What is being asked -
Copy the data below exactly.

Collected data -
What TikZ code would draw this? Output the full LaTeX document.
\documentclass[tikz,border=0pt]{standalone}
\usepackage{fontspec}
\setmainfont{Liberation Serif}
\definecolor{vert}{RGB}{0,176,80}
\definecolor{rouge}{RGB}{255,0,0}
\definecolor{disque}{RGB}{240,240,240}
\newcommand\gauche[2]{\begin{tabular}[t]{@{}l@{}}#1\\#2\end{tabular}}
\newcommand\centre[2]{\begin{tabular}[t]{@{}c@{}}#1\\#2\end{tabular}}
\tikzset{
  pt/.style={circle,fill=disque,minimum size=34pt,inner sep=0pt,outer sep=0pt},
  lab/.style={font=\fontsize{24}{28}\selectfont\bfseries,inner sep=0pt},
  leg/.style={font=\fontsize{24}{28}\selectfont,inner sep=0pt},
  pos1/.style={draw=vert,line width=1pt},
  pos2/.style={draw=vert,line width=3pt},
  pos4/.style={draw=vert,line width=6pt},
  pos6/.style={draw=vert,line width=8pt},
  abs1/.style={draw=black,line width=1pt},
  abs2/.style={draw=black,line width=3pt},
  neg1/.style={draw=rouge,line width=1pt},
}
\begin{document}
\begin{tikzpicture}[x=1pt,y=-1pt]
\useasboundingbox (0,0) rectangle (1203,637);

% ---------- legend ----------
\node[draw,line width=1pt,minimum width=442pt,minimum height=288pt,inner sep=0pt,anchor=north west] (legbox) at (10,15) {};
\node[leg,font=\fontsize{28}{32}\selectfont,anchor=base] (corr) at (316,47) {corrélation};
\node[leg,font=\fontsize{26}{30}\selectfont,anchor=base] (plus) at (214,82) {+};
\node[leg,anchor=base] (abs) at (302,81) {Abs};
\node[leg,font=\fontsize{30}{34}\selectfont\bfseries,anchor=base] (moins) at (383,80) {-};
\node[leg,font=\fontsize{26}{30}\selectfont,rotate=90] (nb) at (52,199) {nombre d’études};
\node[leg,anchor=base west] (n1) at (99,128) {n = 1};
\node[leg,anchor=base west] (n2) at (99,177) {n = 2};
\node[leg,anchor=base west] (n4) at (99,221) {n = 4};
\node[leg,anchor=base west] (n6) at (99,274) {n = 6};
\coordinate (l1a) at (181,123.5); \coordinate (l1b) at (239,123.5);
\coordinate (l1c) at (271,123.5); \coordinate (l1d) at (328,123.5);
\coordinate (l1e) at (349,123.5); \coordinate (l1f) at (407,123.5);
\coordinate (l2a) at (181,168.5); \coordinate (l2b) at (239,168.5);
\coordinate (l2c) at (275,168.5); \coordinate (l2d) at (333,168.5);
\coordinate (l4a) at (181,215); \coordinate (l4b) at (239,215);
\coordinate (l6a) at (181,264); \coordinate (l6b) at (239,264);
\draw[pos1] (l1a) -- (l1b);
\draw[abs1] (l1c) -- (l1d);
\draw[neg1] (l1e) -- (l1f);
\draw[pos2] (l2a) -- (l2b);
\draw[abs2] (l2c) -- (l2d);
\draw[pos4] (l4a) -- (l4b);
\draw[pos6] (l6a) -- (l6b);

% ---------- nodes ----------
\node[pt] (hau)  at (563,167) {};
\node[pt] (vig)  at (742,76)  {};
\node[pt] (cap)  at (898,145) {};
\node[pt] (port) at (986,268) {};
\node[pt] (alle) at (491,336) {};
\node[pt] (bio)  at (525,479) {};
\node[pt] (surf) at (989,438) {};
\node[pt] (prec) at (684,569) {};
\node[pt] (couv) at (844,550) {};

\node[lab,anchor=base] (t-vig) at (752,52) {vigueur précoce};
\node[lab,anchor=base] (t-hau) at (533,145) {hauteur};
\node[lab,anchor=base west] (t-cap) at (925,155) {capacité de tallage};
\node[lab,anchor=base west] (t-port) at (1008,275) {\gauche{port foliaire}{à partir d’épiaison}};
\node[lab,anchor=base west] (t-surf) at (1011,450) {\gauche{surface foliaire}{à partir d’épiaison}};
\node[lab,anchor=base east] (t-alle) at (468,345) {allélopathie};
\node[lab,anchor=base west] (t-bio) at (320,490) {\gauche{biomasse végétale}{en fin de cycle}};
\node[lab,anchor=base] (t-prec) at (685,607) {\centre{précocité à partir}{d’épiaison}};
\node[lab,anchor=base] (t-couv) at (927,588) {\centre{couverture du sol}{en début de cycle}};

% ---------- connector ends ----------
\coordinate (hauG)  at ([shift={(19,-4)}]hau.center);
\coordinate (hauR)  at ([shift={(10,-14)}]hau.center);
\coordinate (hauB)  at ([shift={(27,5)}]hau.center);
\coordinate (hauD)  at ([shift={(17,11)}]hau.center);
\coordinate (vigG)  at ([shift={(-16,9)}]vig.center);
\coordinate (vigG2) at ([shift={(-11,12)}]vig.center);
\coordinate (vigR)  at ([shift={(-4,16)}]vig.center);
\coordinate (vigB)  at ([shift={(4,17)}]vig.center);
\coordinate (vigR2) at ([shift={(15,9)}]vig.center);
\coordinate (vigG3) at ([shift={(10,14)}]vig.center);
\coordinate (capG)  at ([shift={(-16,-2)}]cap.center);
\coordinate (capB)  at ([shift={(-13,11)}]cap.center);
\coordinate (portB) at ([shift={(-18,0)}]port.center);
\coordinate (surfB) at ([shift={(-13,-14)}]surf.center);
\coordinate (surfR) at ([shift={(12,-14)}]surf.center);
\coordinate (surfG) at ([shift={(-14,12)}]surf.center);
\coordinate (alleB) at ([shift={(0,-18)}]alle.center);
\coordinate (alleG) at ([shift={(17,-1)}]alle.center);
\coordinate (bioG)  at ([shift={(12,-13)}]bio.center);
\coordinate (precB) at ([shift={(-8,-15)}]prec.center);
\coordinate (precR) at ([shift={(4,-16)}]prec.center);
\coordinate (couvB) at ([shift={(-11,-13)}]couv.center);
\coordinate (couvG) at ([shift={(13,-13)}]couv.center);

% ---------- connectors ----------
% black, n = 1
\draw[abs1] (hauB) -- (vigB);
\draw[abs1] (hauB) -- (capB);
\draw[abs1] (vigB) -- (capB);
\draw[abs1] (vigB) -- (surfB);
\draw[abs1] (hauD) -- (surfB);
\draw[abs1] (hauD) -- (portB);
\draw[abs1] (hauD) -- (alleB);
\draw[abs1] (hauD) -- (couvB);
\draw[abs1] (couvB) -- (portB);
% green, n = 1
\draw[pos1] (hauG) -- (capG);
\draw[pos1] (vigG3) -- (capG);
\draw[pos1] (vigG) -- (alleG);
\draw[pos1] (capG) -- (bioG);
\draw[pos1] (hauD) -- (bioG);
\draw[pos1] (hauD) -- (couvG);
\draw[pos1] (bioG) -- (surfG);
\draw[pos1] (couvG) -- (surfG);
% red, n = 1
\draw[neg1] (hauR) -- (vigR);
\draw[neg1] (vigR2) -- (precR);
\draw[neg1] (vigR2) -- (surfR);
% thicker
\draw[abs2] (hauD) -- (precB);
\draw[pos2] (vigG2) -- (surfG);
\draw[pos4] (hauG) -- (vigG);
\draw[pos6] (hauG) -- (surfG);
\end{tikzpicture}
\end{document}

Result of the exercise -
What TikZ code would draw this? Output the full LaTeX document.
\documentclass[tikz,border=0pt]{standalone}
\usepackage{fontspec}
\setmainfont{Liberation Serif}
\definecolor{vert}{RGB}{0,176,80}
\definecolor{rouge}{RGB}{255,0,0}
\definecolor{disque}{RGB}{240,240,240}
\newcommand\gauche[2]{\begin{tabular}[t]{@{}l@{}}#1\\#2\end{tabular}}
\newcommand\centre[2]{\begin{tabular}[t]{@{}c@{}}#1\\#2\end{tabular}}
\tikzset{
  pt/.style={circle,fill=disque,minimum size=34pt,inner sep=0pt,outer sep=0pt},
  lab/.style={font=\fontsize{24}{28}\selectfont\bfseries,inner sep=0pt},
  leg/.style={font=\fontsize{24}{28}\selectfont,inner sep=0pt},
  pos1/.style={draw=vert,line width=1pt},
  pos2/.style={draw=vert,line width=3pt},
  pos4/.style={draw=vert,line width=6pt},
  pos6/.style={draw=vert,line width=8pt},
  abs1/.style={draw=black,line width=1pt},
  abs2/.style={draw=black,line width=3pt},
  neg1/.style={draw=rouge,line width=1pt},
}
\begin{document}
\begin{tikzpicture}[x=1pt,y=-1pt]
\useasboundingbox (0,0) rectangle (1203,637);

% ---------- legend ----------
\node[draw,line width=1pt,minimum width=442pt,minimum height=288pt,inner sep=0pt,anchor=north west] (legbox) at (10,15) {};
\node[leg,font=\fontsize{28}{32}\selectfont,anchor=base] (corr) at (316,47) {corrélation};
\node[leg,font=\fontsize{26}{30}\selectfont,anchor=base] (plus) at (214,82) {+};
\node[leg,anchor=base] (abs) at (302,81) {Abs};
\node[leg,font=\fontsize{30}{34}\selectfont\bfseries,anchor=base] (moins) at (383,80) {-};
\node[leg,font=\fontsize{26}{30}\selectfont,rotate=90] (nb) at (52,199) {nombre d’études};
\node[leg,anchor=base west] (n1) at (99,128) {n = 1};
\node[leg,anchor=base west] (n2) at (99,177) {n = 2};
\node[leg,anchor=base west] (n4) at (99,221) {n = 4};
\node[leg,anchor=base west] (n6) at (99,274) {n = 6};
\coordinate (l1a) at (181,123.5); \coordinate (l1b) at (239,123.5);
\coordinate (l1c) at (271,123.5); \coordinate (l1d) at (328,123.5);
\coordinate (l1e) at (349,123.5); \coordinate (l1f) at (407,123.5);
\coordinate (l2a) at (181,168.5); \coordinate (l2b) at (239,168.5);
\coordinate (l2c) at (275,168.5); \coordinate (l2d) at (333,168.5);
\coordinate (l4a) at (181,215); \coordinate (l4b) at (239,215);
\coordinate (l6a) at (181,264); \coordinate (l6b) at (239,264);
\draw[pos1] (l1a) -- (l1b);
\draw[abs1] (l1c) -- (l1d);
\draw[neg1] (l1e) -- (l1f);
\draw[pos2] (l2a) -- (l2b);
\draw[abs2] (l2c) -- (l2d);
\draw[pos4] (l4a) -- (l4b);
\draw[pos6] (l6a) -- (l6b);

% ---------- nodes ----------
\node[pt] (hau)  at (563,167) {};
\node[pt] (vig)  at (742,76)  {};
\node[pt] (cap)  at (898,145) {};
\node[pt] (port) at (986,268) {};
\node[pt] (alle) at (491,336) {};
\node[pt] (bio)  at (525,479) {};
\node[pt] (surf) at (989,438) {};
\node[pt] (prec) at (684,569) {};
\node[pt] (couv) at (844,550) {};

\node[lab,anchor=base] (t-vig) at (752,52) {vigueur précoce};
\node[lab,anchor=base] (t-hau) at (533,145) {hauteur};
\node[lab,anchor=base west] (t-cap) at (925,155) {capacité de tallage};
\node[lab,anchor=base west] (t-port) at (1008,275) {\gauche{port foliaire}{à partir d’épiaison}};
\node[lab,anchor=base west] (t-surf) at (1011,450) {\gauche{surface foliaire}{à partir d’épiaison}};
\node[lab,anchor=base east] (t-alle) at (468,345) {allélopathie};
\node[lab,anchor=base west] (t-bio) at (320,490) {\gauche{biomasse végétale}{en fin de cycle}};
\node[lab,anchor=base] (t-prec) at (685,607) {\centre{précocité à partir}{d’épiaison}};
\node[lab,anchor=base] (t-couv) at (927,588) {\centre{couverture du sol}{en début de cycle}};

% ---------- connector ends ----------
\coordinate (hauG)  at ([shift={(19,-4)}]hau.center);
\coordinate (hauR)  at ([shift={(10,-14)}]hau.center);
\coordinate (hauB)  at ([shift={(27,5)}]hau.center);
\coordinate (hauD)  at ([shift={(17,11)}]hau.center);
\coordinate (vigG)  at ([shift={(-16,9)}]vig.center);
\coordinate (vigG2) at ([shift={(-11,12)}]vig.center);
\coordinate (vigR)  at ([shift={(-4,16)}]vig.center);
\coordinate (vigB)  at ([shift={(4,17)}]vig.center);
\coordinate (vigR2) at ([shift={(15,9)}]vig.center);
\coordinate (vigG3) at ([shift={(10,14)}]vig.center);
\coordinate (capG)  at ([shift={(-16,-2)}]cap.center);
\coordinate (capB)  at ([shift={(-13,11)}]cap.center);
\coordinate (portB) at ([shift={(-18,0)}]port.center);
\coordinate (surfB) at ([shift={(-13,-14)}]surf.center);
\coordinate (surfR) at ([shift={(12,-14)}]surf.center);
\coordinate (surfG) at ([shift={(-14,12)}]surf.center);
\coordinate (alleB) at ([shift={(0,-18)}]alle.center);
\coordinate (alleG) at ([shift={(17,-1)}]alle.center);
\coordinate (bioG)  at ([shift={(12,-13)}]bio.center);
\coordinate (precB) at ([shift={(-8,-15)}]prec.center);
\coordinate (precR) at ([shift={(4,-16)}]prec.center);
\coordinate (couvB) at ([shift={(-11,-13)}]couv.center);
\coordinate (couvG) at ([shift={(13,-13)}]couv.center);

% ---------- connectors ----------
% black, n = 1
\draw[abs1] (hauB) -- (vigB);
\draw[abs1] (hauB) -- (capB);
\draw[abs1] (vigB) -- (capB);
\draw[abs1] (vigB) -- (surfB);
\draw[abs1] (hauD) -- (surfB);
\draw[abs1] (hauD) -- (portB);
\draw[abs1] (hauD) -- (alleB);
\draw[abs1] (hauD) -- (couvB);
\draw[abs1] (couvB) -- (portB);
% green, n = 1
\draw[pos1] (hauG) -- (capG);
\draw[pos1] (vigG3) -- (capG);
\draw[pos1] (vigG) -- (alleG);
\draw[pos1] (capG) -- (bioG);
\draw[pos1] (hauD) -- (bioG);
\draw[pos1] (hauD) -- (couvG);
\draw[pos1] (bioG) -- (surfG);
\draw[pos1] (couvG) -- (surfG);
% red, n = 1
\draw[neg1] (hauR) -- (vigR);
\draw[neg1] (vigR2) -- (precR);
\draw[neg1] (vigR2) -- (surfR);
% thicker
\draw[abs2] (hauD) -- (precB);
\draw[pos2] (vigG2) -- (surfG);
\draw[pos4] (hauG) -- (vigG);
\draw[pos6] (hauG) -- (surfG);
\end{tikzpicture}
\end{document}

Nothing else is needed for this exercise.